One of Monet’s particular traits was to produce a ‘series’ of works in which he explored how changing light affects everything about how an object appears

The subject he treated most extensively in this way was Water lilies – painting around 250 canvases.

In 1883, Monet and his extensive household moved to Giverny, around 50 miles from Paris, initially renting a large house with land and then going on to buy it in 1890. It was only in 1893 though that he bought the additional land where he constructed his famous water garden with its Japanese Bridge and later started painting the Water Lilies there.

This is a relatively late piece – from 1905, when the artist was 65 – though he would continue to paint for the remaining 21 years of his life. The relationship between colour and form are almost malleable – especially when you see the original canvas up close. At 89.5 × 100.3 cm (35.2 × 39.4 in) it’s not one of his largest but you can certainly see the brush strokes.
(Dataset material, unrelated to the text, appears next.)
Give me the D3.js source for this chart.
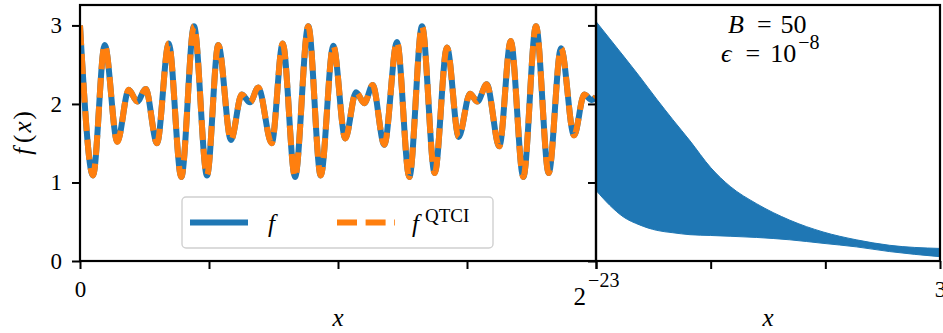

The palette of dominant colours – purples, blues and greens – I find very restful. It’s easy to imagine the water moving. The shadows give depth to the water as their reflections do in real life.

Water lilies are light sensitive plants – they open and close across each day, and here you see a selection in different stages as the light moved across the pond. The plants themselves are clearly defined but the use of colour in this piece has less contrast than in others done around the same time where for example red is much more visible. It’s not that I find that jarring per se, but I think it highlights the individual plants rather than the whole garden.

Standing in front of an original painting that you recognise, that you appreciate is always a breathtaking experience. I’ve had the joy of seeing it twice – once at the Museum of Fine Arts in Boston and once when the painting was part of an exhibition of Monet in the 20th Century jointly organised by that institution and the Royal Academy in London in 1998/99. While I would love to have the opportunity to see it again, the reproduction is good enough to still be lost in reflections.

Monet may seem an odd artist for a revolutionary to select. He became pretty wealthy as a result of his art. He wasn’t particularly radical outside the art world – although he did back Zola in his attack on the French government for antisemitism over the Dreyfus affair. But I would strongly argue that we have the right to appreciate the best of what human culture has produced – whether or not it is directly political. And after a long zoom meeting or a tiring demonstration which of us doesn’t need some escapism – an old movie, a football match, a Monet to reflect on?